Esto perfila al mismo tiempo —si se me permite usar un viejo cliché de nuestro mejor liberalismo— un problema y una posibilidad. Un problema, porque los incentivos del statu quo se cuelan precisamente a través de las brechas de la indefinición ideológica, el desarraigo social y la orfandad política, como se ha visto más de una vez en la historia peruana reciente. Una posibilidad, porque las condiciones reales en las que esa transformación deberá echarse a andar —con un Congreso de mayoría opositora aunque dispersa, un porcentaje significativo de la ciudadanía al que le está costando reconocerle legitimidad, una derecha que se radicaliza aceleradamente y todos los poderes fácticos furiosamente en contra— demandan diseño flexible, pragmatismo y apertura al diálogo, y mucho de lo que pueda lograrse surgirá inevitablemente de la práctica misma antes que de tal o cual programa predefinido.

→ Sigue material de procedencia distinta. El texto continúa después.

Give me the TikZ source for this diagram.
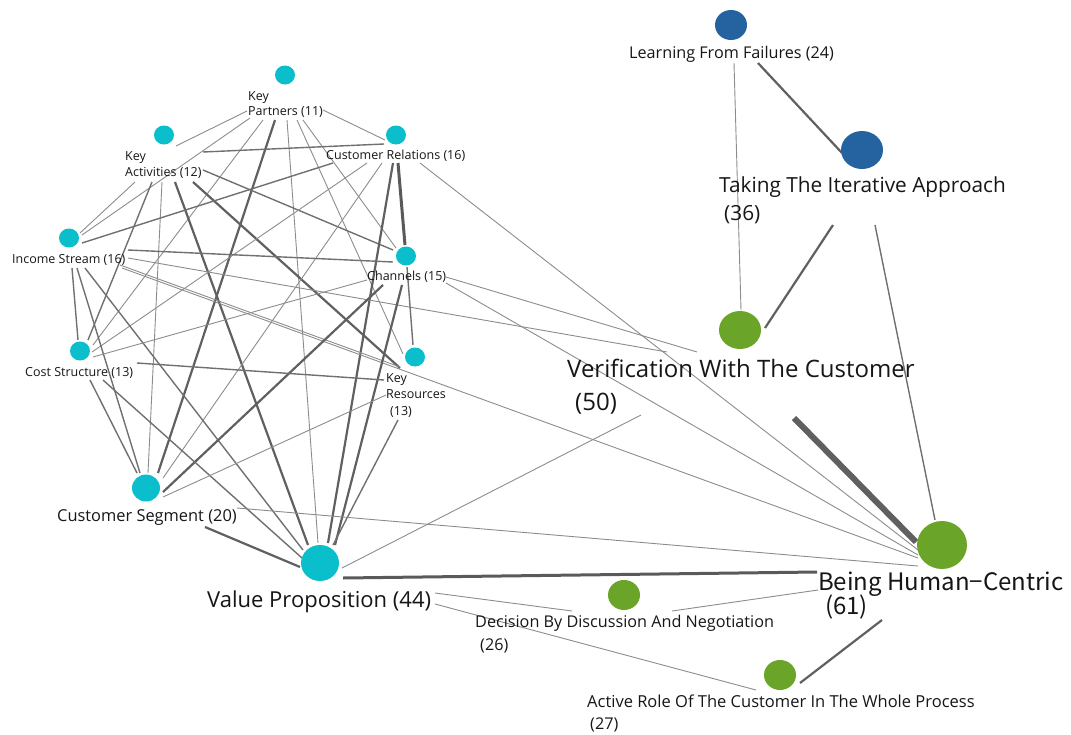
\documentclass[tikz,border=0pt]{standalone}
\usepackage{fontspec}
\setmainfont{Open Sans}
\newfontfamily\jpfont{Noto Sans CJK JP}
\usetikzlibrary{shapes.geometric,backgrounds}
\definecolor{cyanN}{RGB}{11,190,204}
\definecolor{blueN}{RGB}{36,99,160}
\definecolor{greenN}{RGB}{106,164,41}
\definecolor{txt}{RGB}{22,22,22}
\definecolor{lnA}{RGB}{140,140,140}
\definecolor{lnB}{RGB}{112,112,112}
\definecolor{lnC}{RGB}{96,96,96}
\definecolor{lnD}{RGB}{90,90,90}
\tikzset{
  dot/.style={ellipse, inner sep=0pt, draw=none},
  sdot/.style={dot, fill=cyanN, minimum width=20pt, minimum height=19pt},
  lab/.style={anchor=base west, inner sep=0pt, text=txt},
  fs/.style={font=\fontsize{12.5}{15}\selectfont},
  fm/.style={font=\fontsize{16.2}{19}\selectfont},
  eA/.style={draw=lnA, line width=0.9pt},
  eB/.style={draw=lnB, line width=1.4pt},
  eC/.style={draw=lnC, line width=2.2pt},
  eD/.style={draw=lnD, line width=3pt},
  eE/.style={draw=lnC, line width=6pt},
}
\newcommand\lnk[5]{\draw[#1] ([shift={#3}]#2.center) -- ([shift={#5}]#4.center);}
\begin{document}
\begin{tikzpicture}[x=1pt,y=-1pt]
\path[use as bounding box] (0,0) rectangle (1071,734);
% nodes (circles)
\node[sdot] (kp) at (285,75) {};
\node[sdot] (ka) at (164,135) {};
\node[sdot] (cr) at (396,135) {};
\node[sdot] (is) at (69,238) {};
\node[sdot] (ch) at (406,256) {};
\node[sdot] (cs) at (80,351) {};
\node[sdot] (kr) at (415,357) {};
\node[dot, fill=cyanN, minimum width=28pt, minimum height=27pt] (sg) at (146,488) {};
\node[dot, fill=cyanN, minimum width=38pt, minimum height=36pt] (vp) at (320,563) {};
\node[dot, fill=blueN, minimum width=32pt, minimum height=30pt] (lf) at (731,25) {};
\node[dot, fill=blueN, minimum width=42pt, minimum height=38pt] (ta) at (862,150) {};
\node[dot, fill=greenN, minimum width=42pt, minimum height=38pt] (ve) at (740,330) {};
\node[dot, fill=greenN, minimum width=50pt, minimum height=48pt] (hc) at (942,545) {};
\node[dot, fill=greenN, minimum width=32pt, minimum height=30pt] (dd) at (624,595) {};
\node[dot, fill=greenN, minimum width=32pt, minimum height=30pt] (ar) at (780,675) {};
% connectors
\begin{scope}[on background layer]
\lnk{eA}{kp}{(-38,36)}{ka}{(12,11)}
\lnk{eA}{kp}{(-35,43)}{is}{(13,-3)}
\lnk{eA}{kp}{(-22,45)}{cs}{(13,-6)}
\lnk{eC}{kp}{(-10,45)}{sg}{(12,-15)}
\lnk{eA}{kp}{(2,45)}{vp}{(-2,-20)}
\lnk{eA}{kp}{(12,45)}{kr}{(-12,-3)}
\lnk{eA}{kp}{(18,45)}{ch}{(-10,-8)}
\lnk{eA}{kp}{(38,35)}{cr}{(-11,5)}
\lnk{eB}{ka}{(39,17)}{cr}{(-12,9)}
\lnk{eA}{ka}{(-29,47)}{is}{(11,-5)}
\lnk{eB}{ka}{(-12,47)}{cs}{(8,-11)}
\lnk{eA}{ka}{(-2,47)}{sg}{(2,-15)}
\lnk{eC}{ka}{(11,47)}{vp}{(-12,-18)}
\lnk{eB}{ka}{(39,35)}{ch}{(-13,-6)}
\lnk{eC}{ka}{(29,47)}{kr}{(-15,11)}
\lnk{eB}{cr}{(-63,28)}{is}{(13,5)}
\lnk{eA}{cr}{(-29,28)}{cs}{(12,1)}
\lnk{eA}{cr}{(-14,28)}{sg}{(17,-10)}
\lnk{eC}{cr}{(-3,28)}{vp}{(8,-20)}
\lnk{eD}{cr}{(2,28)}{ch}{(-1,-11)}
\lnk{eA}{cr}{(24,28)}{hc}{(-24,5)}
\lnk{eB}{is}{(59,12)}{ch}{(-13,6)}
\lnk{eA}{is}{(59,20)}{ve}{(-73,22)}
\lnk{eA}{is}{(51,27)}{kr}{(-15,10)}
\lnk{eA}{is}{(53,30)}{hc}{(-24,13)}
\lnk{eB}{is}{(3,30)}{cs}{(-2,-11)}
\lnk{eB}{is}{(8,30)}{sg}{(-6,-15)}
\lnk{eB}{is}{(16,30)}{vp}{(-17,-13)}
\lnk{eA}{ch}{(40,21)}{ve}{(-43,22)}
\lnk{eA}{ch}{(40,27)}{hc}{(-24,10)}
\lnk{eC}{ch}{(-4,29)}{vp}{(15,-18)}
\lnk{eC}{ch}{(-23,29)}{sg}{(17,4)}
\lnk{eA}{ch}{(-39,24)}{cs}{(13,6)}
\lnk{eB}{ch}{(1,11)}{kr}{(-2,-12)}
\lnk{eB}{cs}{(57,12)}{kr}{(-31,23)}
\lnk{eB}{cs}{(10,29)}{sg}{(-9,-15)}
\lnk{eB}{cs}{(23,29)}{vp}{(-18,-5)}
\lnk{eA}{kr}{(-29,38)}{sg}{(17,9)}
\lnk{eB}{kr}{(-17,63)}{vp}{(13,-18)}
\lnk{eC}{sg}{(59,39)}{vp}{(-20,4)}
\lnk{eA}{sg}{(91,20)}{hc}{(-24,21)}
\lnk{eA}{vp}{(22,5)}{ve}{(-99,85)}
\lnk{eD}{vp}{(23,15)}{hc}{(-125,27)}
\lnk{eA}{vp}{(115,30)}{dd}{(-52,16)}
\lnk{eA}{vp}{(115,41)}{ar}{(-24,15)}
\lnk{eA}{dd}{(48,16)}{hc}{(-124,45)}
\lnk{eC}{ar}{(20,8)}{hc}{(-60,75)}
\lnk{eE}{ve}{(54,88)}{hc}{(-26,-3)}
\lnk{eB}{ta}{(13,75)}{hc}{(-7,-25)}
\lnk{eC}{ta}{(-29,75)}{ve}{(25,-2)}
\lnk{eC}{lf}{(27,38)}{ta}{(-20,3)}
\lnk{eA}{lf}{(3,38)}{ve}{(1,-20)}
\end{scope}
% labels
\node[lab,fs] (kpl1) at (248,100) {Key};
\node[lab,fs] (kpl2) at (248,115) {Partners (11)};
\node[lab,fs] (kal1) at (125,160) {Key};
\node[lab,fs] (kal2) at (125,176) {Activities (12)};
\node[lab,fs] (crl) at (326,159) {Customer Relations (16)};
\node[lab,fs] (isl) at (12,263) {Income Stream (16)};
\node[lab,fs] (chl) at (367,280) {Channels (15)};
\node[lab,fs] (csl) at (25,376) {Cost Structure (13)};
\node[lab,fs] (krl1) at (386,382) {Key};
\node[lab,fs] (krl2) at (386,398) {Resources};
\node[lab,fs] (krl3) at (390,415) {(13)};
\node[lab,font=\fontsize{16.4}{19}\selectfont] (sgl) at (57,521) {Customer Segment (20)};
\node[lab,font=\fontsize{22}{26}\selectfont] (vpl) at (207,607) {Value Proposition (44)};
\node[lab,fm] (lfl) at (629,58) {Learning From Failures (24)};
\node[lab,font=\fontsize{20.8}{24}\selectfont] (tal1) at (719,192) {Taking The Iterative Approach};
\node[lab,font=\fontsize{20.8}{24}\selectfont] (tal2) at (724,220) {(36)};
\node[lab,font=\fontsize{24}{28}\selectfont] (vel1) at (567,377) {Verification With The Customer};
\node[lab,font=\fontsize{24}{28}\selectfont] (vel2) at (575,410) {(50)};
\node[lab,font=\jpfont\fontsize{24}{28}\selectfont] (hcl1) at (818,590) {Being Human−Centric};
\node[lab,font=\jpfont\fontsize{24}{28}\selectfont] (hcl2) at (825,614) {(61)};
\node[lab,fm] (ddl1) at (475,627) {Decision By Discussion And Negotiation};
\node[lab,fm] (ddl2) at (480,650) {(26)};
\node[lab,font=\fontsize{16.5}{19}\selectfont] (arl1) at (587,707) {Active Role Of The Customer In The Whole Process};
\node[lab,fm] (arl2) at (590,729) {(27)};
\end{tikzpicture}
\end{document}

Nada de lo anterior cambia el carácter de lo que está ocurriendo. Por primera vez en mucho tiempo, lo que marca el pulso de la política peruana es la emergencia de un bloque masivo de genuina oposición a la gobernanza neoliberal, con verdadera representación política para quienes hasta ahora solo han sufrido sus consecuencias. El hecho mismo de que hoy sea viable hablar de la negociación de políticas de Estado que hasta hace tan poco parecían inamovibles es ya una significativa señal de cambio. Y el que esa negociación —esa confrontación de fuerzas— se plantee sobre las fallas tectónicas más constantes de nuestra imaginación histórica, como las que delinean el vínculo entre el país rural y el país urbano, la capital y las provincias, la gestión tecnocrática y la protesta social, habla claramente de su profundidad y su alcance.
En un país de tantas y tan trágicas oportunidades perdidas, quiero creer que esta no será simplemente una más de la serie que nos ha traído hasta aquí, y que la forma que en última instancia ha de adoptar esta renovada potencia política inaugurará un futuro distinto del que hasta hace tan poco parecíamos destinados.